(Stored dataset items)
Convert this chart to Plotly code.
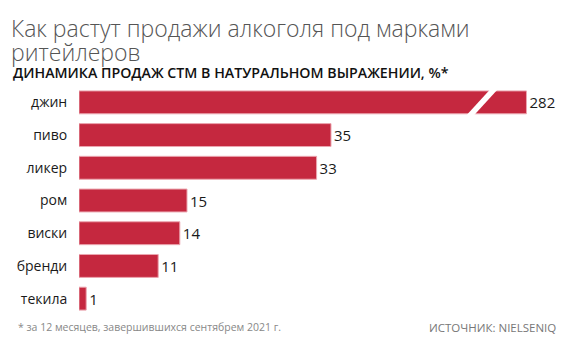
import plotly.graph_objects as go

categories = ["джин", "пиво", "ликер", "ром", "виски", "бренди", "текила"]
values = [282, 35, 33, 15, 14, 11, 1]
# the first bar is drawn with a broken (truncated) axis
break_display_length = 62.15
break_at = 54.0

title_line1 = "Как растут продажи алкоголя под марками"
title_line2 = "ритейлеров"
subtitle = "ДИНАМИКА ПРОДАЖ СТМ В НАТУРАЛЬНОМ ВЫРАЖЕНИИ, %*"
footnote = "* за 12 месяцев, завершившихся сентябрем 2021 г."
source = "ИСТОЧНИК: NIELSENIQ"

OFF = 8  # default page body margin
W, H = 570 - 2 * OFF, 355 - 2 * OFF
# layout in window pixels
PLOT_L, PLOT_R, PLOT_T, PLOT_B = 79, 562, 86, 315
ML = PLOT_L - OFF
MR = W - (PLOT_R - OFF)
MT = PLOT_T - OFF
MB = H - (PLOT_B - OFF)
PW, PH = W - ML - MR, H - MT - MB
PX_PER_UNIT = 7.2
BAR_COLOR = "#C5283F"
FONT = "Open Sans"


def px_x(px):
    return (px - OFF - ML) / PW


def px_y(py):
    return (H - MB - (py - OFF)) / PH


display = [min(v, break_display_length) for v in values]
ypos = list(range(len(categories)))
bar_w = 0.7

fig = go.Figure()
fig.add_trace(go.Bar(
    x=display, y=ypos, orientation="h", width=bar_w,
    marker=dict(color=BAR_COLOR, line=dict(color="#EBA6B0", width=1)),
    text=[str(v) for v in values], textposition="outside",
    textfont=dict(family=FONT, size=15, color="#1a1a1a", weight=500),
    constraintext="none", cliponaxis=False, hoverinfo="skip",
))

# slanted white gap marking the axis break on the first bar
units_per_row_px = PH / len(categories)
slope = (21 / 23) * (bar_w * units_per_row_px) / PX_PER_UNIT
gap = 1.05
yb, yt = ypos[0] + bar_w / 2 + 0.06, ypos[0] - bar_w / 2 - 0.06
ext = slope * 0.06 / bar_w
x0 = break_at - ext
x1 = break_at + slope + ext
fig.add_shape(type="path",
              path=f"M {x0},{yb} L {x0 + gap},{yb} L {x1 + gap},{yt} L {x1},{yt} Z",
              xref="x", yref="y", fillcolor="white", line=dict(width=0), layer="above")

fig.update_layout(
    width=W, height=H, margin=dict(l=ML, r=MR, t=MT, b=MB, autoexpand=False),
    paper_bgcolor="white", plot_bgcolor="white", showlegend=False,
    xaxis=dict(range=[0, PW / PX_PER_UNIT], visible=False, fixedrange=True, automargin=False),
    yaxis=dict(range=[len(categories) - 0.5, -0.5], tickvals=ypos, ticktext=categories,
               showgrid=False, zeroline=False, showline=False, automargin=False,
               ticks="outside", ticklen=8, tickcolor="rgba(0,0,0,0)",
               tickfont=dict(family=FONT, size=14, color="#1a1a1a", weight=500)),
    font=dict(family=FONT),
)

ann = [
    (title_line1, 9, 28, 23, "#555555", 300, "left"),
    (title_line2, 9, 52, 23, "#555555", 300, "left"),
    (subtitle, 11, 72, 14.2, "#111111", 600, "left"),
    (footnote, 16, 327, 10.5, "#888888", 400, "left"),
    (source, 558, 327, 11.5, "#777777", 400, "right"),
]
for text, x, y, size, color, weight, anchor in ann:
    fig.add_annotation(text=text, x=px_x(x), y=px_y(y), xref="paper", yref="paper",
                       xanchor=anchor, yanchor="middle", showarrow=False,
                       font=dict(family=FONT, size=size, color=color, weight=weight))

fig.write_html("out.html")
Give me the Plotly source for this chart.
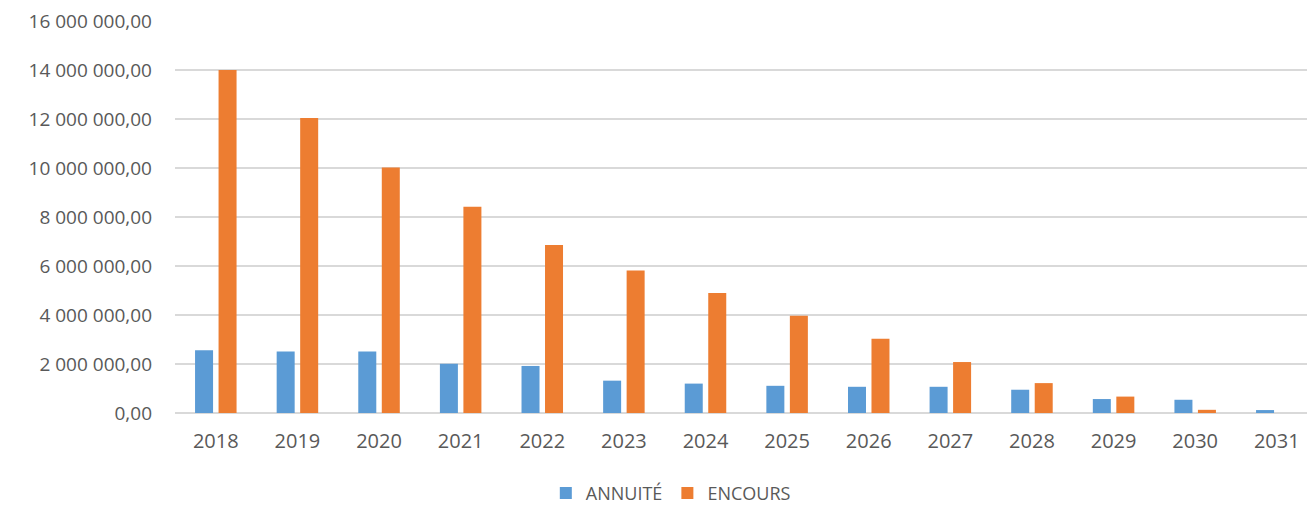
import plotly.graph_objects as go

years = ["2018", "2019", "2020", "2021", "2022", "2023", "2024",
         "2025", "2026", "2027", "2028", "2029", "2030", "2031"]
annuite = [2560000, 2510000, 2510000, 2010000, 1920000, 1320000, 1200000,
           1110000, 1070000, 1070000, 950000, 570000, 540000, 120000]
encours = [14000000, 12040000, 10020000, 8420000, 6860000, 5820000, 4900000,
           3970000, 3030000, 2080000, 1220000, 670000, 130000, 0]

TEXT = "#595959"
FONT = "Open Sans"

fig = go.Figure()
fig.add_trace(go.Bar(name="ANNUITÉ", x=years, y=annuite,
                     marker=dict(color="#5B9BD5", line=dict(width=0))))
fig.add_trace(go.Bar(name="ENCOURS", x=years, y=encours,
                     marker=dict(color="#ED7D31", line=dict(width=0))))

fig.update_layout(
    width=1307, height=506,
    margin=dict(l=175, r=0, t=21, b=93, autoexpand=False),
    paper_bgcolor="white", plot_bgcolor="white",
    barmode="group", bargap=0.424, bargroupgap=0.234,
    separators=", ",
    font=dict(family=FONT, color=TEXT, size=19),
    showlegend=True,
    legend=dict(orientation="h", x=0.438, xanchor="center",
                y=-0.205, yanchor="middle",
                font=dict(size=18, color=TEXT), itemwidth=30),
    xaxis=dict(type="category", range=[-0.5, 13.37], showgrid=False,
               showline=False, ticks="", ticklabelstandoff=14,
               tickfont=dict(size=20, color=TEXT)),
    yaxis=dict(range=[0, 16000000], dtick=2000000, tickformat=",.2f",
               showgrid=True, gridcolor="#D9D9D9", gridwidth=1.5,
               zeroline=True, zerolinecolor="#D9D9D9", zerolinewidth=1.5,
               showline=False, ticks="", ticklabelstandoff=22,
               tickfont=dict(size=19, color=TEXT)),
)

fig.write_html("out.html")
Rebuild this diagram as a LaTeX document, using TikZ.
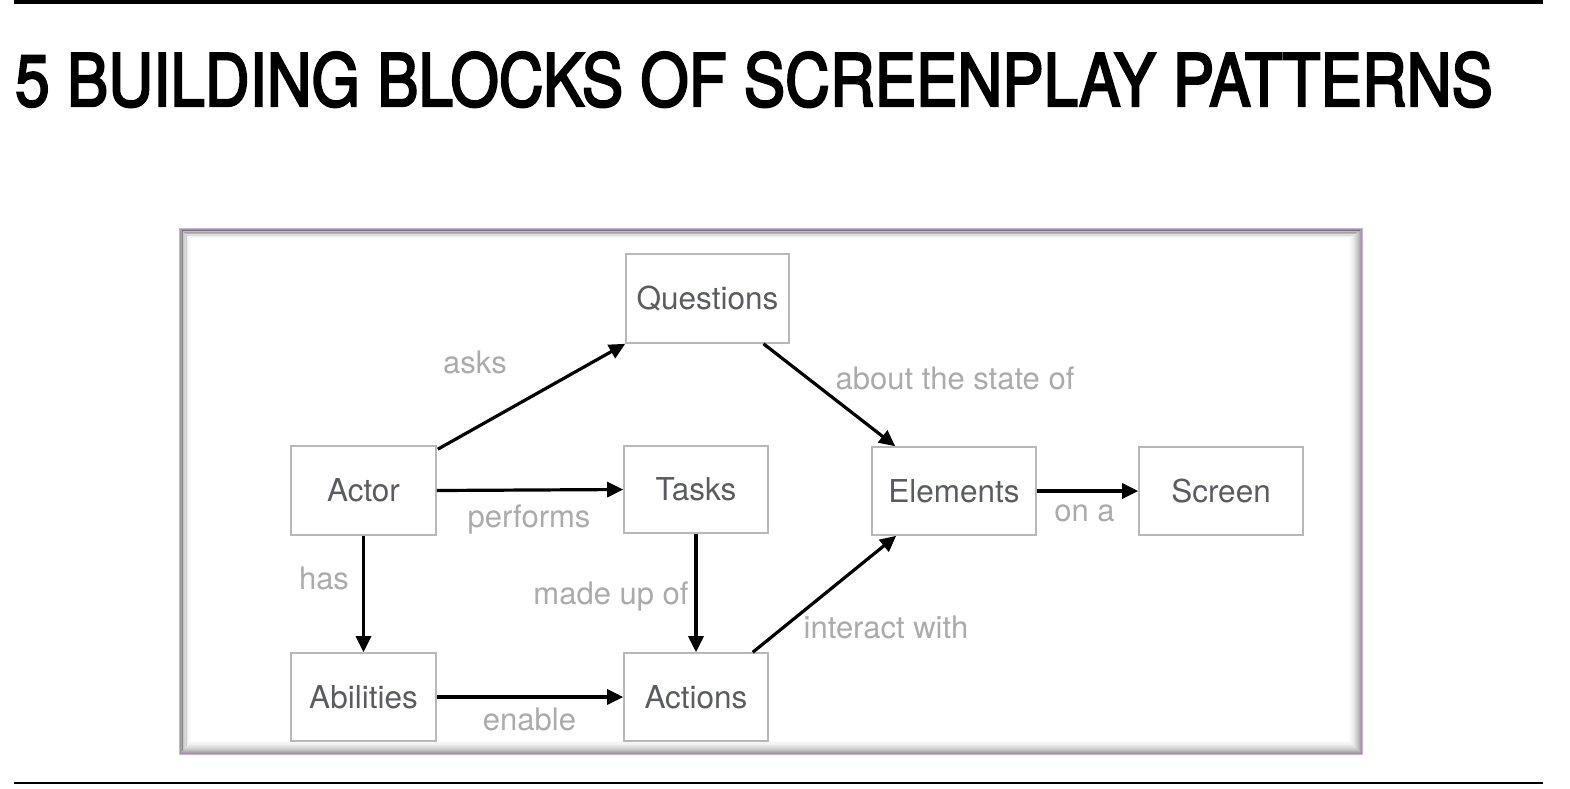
\documentclass[tikz,border=0pt]{standalone}
\usepackage{fontspec}
\setmainfont{TeX Gyre Heros}
\newfontfamily\titlefont[FakeBold=3.2]{TeX Gyre Heros}
\usetikzlibrary{arrows.meta,calc}
\definecolor{boxline}{HTML}{B8B8B8}
\definecolor{boxtext}{HTML}{5B5C63}
\definecolor{labeltext}{HTML}{ABABAB}
\definecolor{framec}{HTML}{CDAEDF}
\begin{document}
\begin{tikzpicture}[x=1pt,y=-1pt,
  block/.style={draw=boxline, line width=1.6pt, fill=white, text=boxtext,
    font=\fontsize{31.5}{36}\selectfont, inner sep=0pt, rectangle},
  lbl/.style={text=labeltext, font=\fontsize{31}{36}\selectfont, inner sep=0pt, anchor=base},
  conn/.style={draw=black, line width=3.2pt, -{Triangle[length=16pt,width=15pt]}},
  rule/.style={fill=black}
]
\useasboundingbox (0,0) rectangle (1570,788);
\fill[white] (0,0) rectangle (1570,788);

% rules
\fill[rule] (14,0) rectangle (1543,4);
\fill[rule] (14,781.5) rectangle (1543,784);

% title
\node[anchor=base west, inner sep=0pt] (title) at (15,106)
  {\resizebox{1477pt}{54pt}{\titlefont 5 BUILDING BLOCKS OF SCREENPLAY PATTERNS}};

% frame with inner shadow
\fill[white] (179.5,228.5) rectangle (1362.5,754.5);
\foreach \i in {0,...,14}{
  \pgfmathsetmacro\op{0.4*(1-\i/15)^2}
  \draw[black, opacity=\op, line width=1.1pt] (180.5+\i*0.8,229.5+\i*0.7) rectangle (1361.5-\i,753.5-\i);
}
\draw[framec, line width=1.3pt] (179.5,228.5) rectangle (1362.5,754.5);

% blocks
\node[block, minimum width=163pt, minimum height=89pt] (questions) at (707.5,298.5) {Questions};
\node[block, minimum width=145pt, minimum height=89pt] (actor) at (363.5,490.5) {Actor};
\node[block, minimum width=144pt, minimum height=87pt] (tasks) at (696,489.5) {Tasks};
\node[block, minimum width=164pt, minimum height=88pt] (elements) at (954,491) {Elements};
\node[block, minimum width=164pt, minimum height=88pt] (screen) at (1221,491) {Screen};
\node[block, minimum width=145pt, minimum height=88pt] (abilities) at (363.5,697) {Abilities};
\node[block, minimum width=144pt, minimum height=88pt] (actions) at (696,697) {Actions};

% connectors
\draw[conn] ($(actor.north east)+(1,4)$) -- (questions.south west);
\draw[conn] (actor.east) -- (tasks.west);
\draw[conn] ($(questions.south)+(56,0)$) -- ($(elements.north west)+(24,0)$);
\draw[conn] (elements.east) -- (screen.west);
\draw[conn] (actor.south) -- (abilities.north);
\draw[conn] (tasks.south) -- (actions.north);
\draw[conn] (abilities.east) -- (actions.west);
\draw[conn] ($(actions.north east)+(-16,0)$) -- ($(elements.south west)+(25,0)$);

% labels
\node[lbl] (l-asks) at (475,373) {asks};
\node[lbl] (l-performs) at (529,527) {performs};
\node[lbl] (l-about) at (955,389) {about the state of};
\node[lbl] (l-ona) at (1084.5,521) {on a};
\node[lbl] (l-has) at (324,589) {has};
\node[lbl] (l-made) at (611,604) {made up of};
\node[lbl] (l-enable) at (529.5,730) {enable};
\node[lbl] (l-interact) at (886,638) {interact with};
\end{tikzpicture}
\end{document}
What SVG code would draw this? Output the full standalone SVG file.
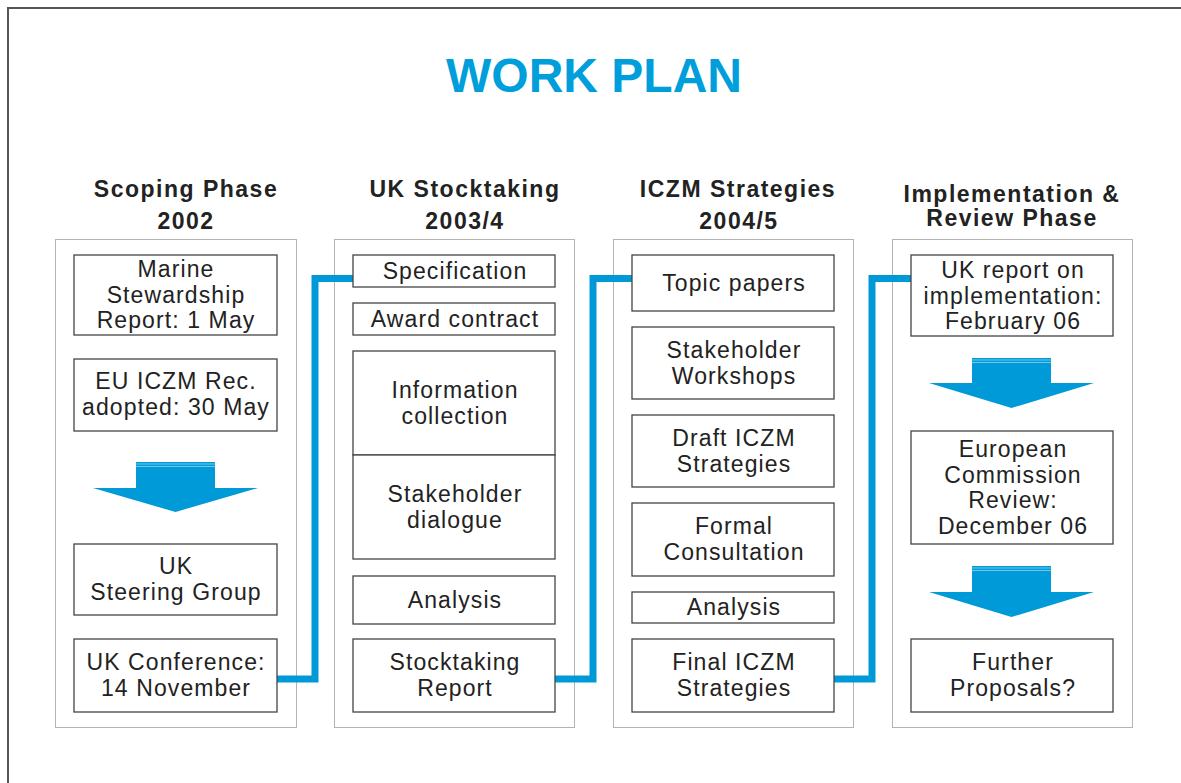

▶ [To do]:
Output word for word the lines running from the one containing "Rebuild this diagram" to the one containing "width=144pt, minimum height=88pt]", both included, leaving out the pictures.

▶ [In response]:
Rebuild this diagram as a LaTeX document, using TikZ.
\documentclass[tikz,border=0pt]{standalone}
\usepackage{fontspec}
\setmainfont{TeX Gyre Heros}
\newfontfamily\titlefont[FakeBold=3.2]{TeX Gyre Heros}
\usetikzlibrary{arrows.meta,calc}
\definecolor{boxline}{HTML}{B8B8B8}
\definecolor{boxtext}{HTML}{5B5C63}
\definecolor{labeltext}{HTML}{ABABAB}
\definecolor{framec}{HTML}{CDAEDF}
\begin{document}
\begin{tikzpicture}[x=1pt,y=-1pt,
  block/.style={draw=boxline, line width=1.6pt, fill=white, text=boxtext,
    font=\fontsize{31.5}{36}\selectfont, inner sep=0pt, rectangle},
  lbl/.style={text=labeltext, font=\fontsize{31}{36}\selectfont, inner sep=0pt, anchor=base},
  conn/.style={draw=black, line width=3.2pt, -{Triangle[length=16pt,width=15pt]}},
  rule/.style={fill=black}
]
\useasboundingbox (0,0) rectangle (1570,788);
\fill[white] (0,0) rectangle (1570,788);

% rules
\fill[rule] (14,0) rectangle (1543,4);
\fill[rule] (14,781.5) rectangle (1543,784);

% title
\node[anchor=base west, inner sep=0pt] (title) at (15,106)
  {\resizebox{1477pt}{54pt}{\titlefont 5 BUILDING BLOCKS OF SCREENPLAY PATTERNS}};

% frame with inner shadow
\fill[white] (179.5,228.5) rectangle (1362.5,754.5);
\foreach \i in {0,...,14}{
  \pgfmathsetmacro\op{0.4*(1-\i/15)^2}
  \draw[black, opacity=\op, line width=1.1pt] (180.5+\i*0.8,229.5+\i*0.7) rectangle (1361.5-\i,753.5-\i);
}
\draw[framec, line width=1.3pt] (179.5,228.5) rectangle (1362.5,754.5);

% blocks
\node[block, minimum width=163pt, minimum height=89pt] (questions) at (707.5,298.5) {Questions};
\node[block, minimum width=145pt, minimum height=89pt] (actor) at (363.5,490.5) {Actor};
\node[block, minimum width=144pt, minimum height=87pt] (tasks) at (696,489.5) {Tasks};
\node[block, minimum width=164pt, minimum height=88pt] (elements) at (954,491) {Elements};
\node[block, minimum width=164pt, minimum height=88pt] (screen) at (1221,491) {Screen};
\node[block, minimum width=145pt, minimum height=88pt] (abilities) at (363.5,697) {Abilities};
\node[block, minimum width=144pt, minimum height=88pt] (actions) at (696,697) {Actions};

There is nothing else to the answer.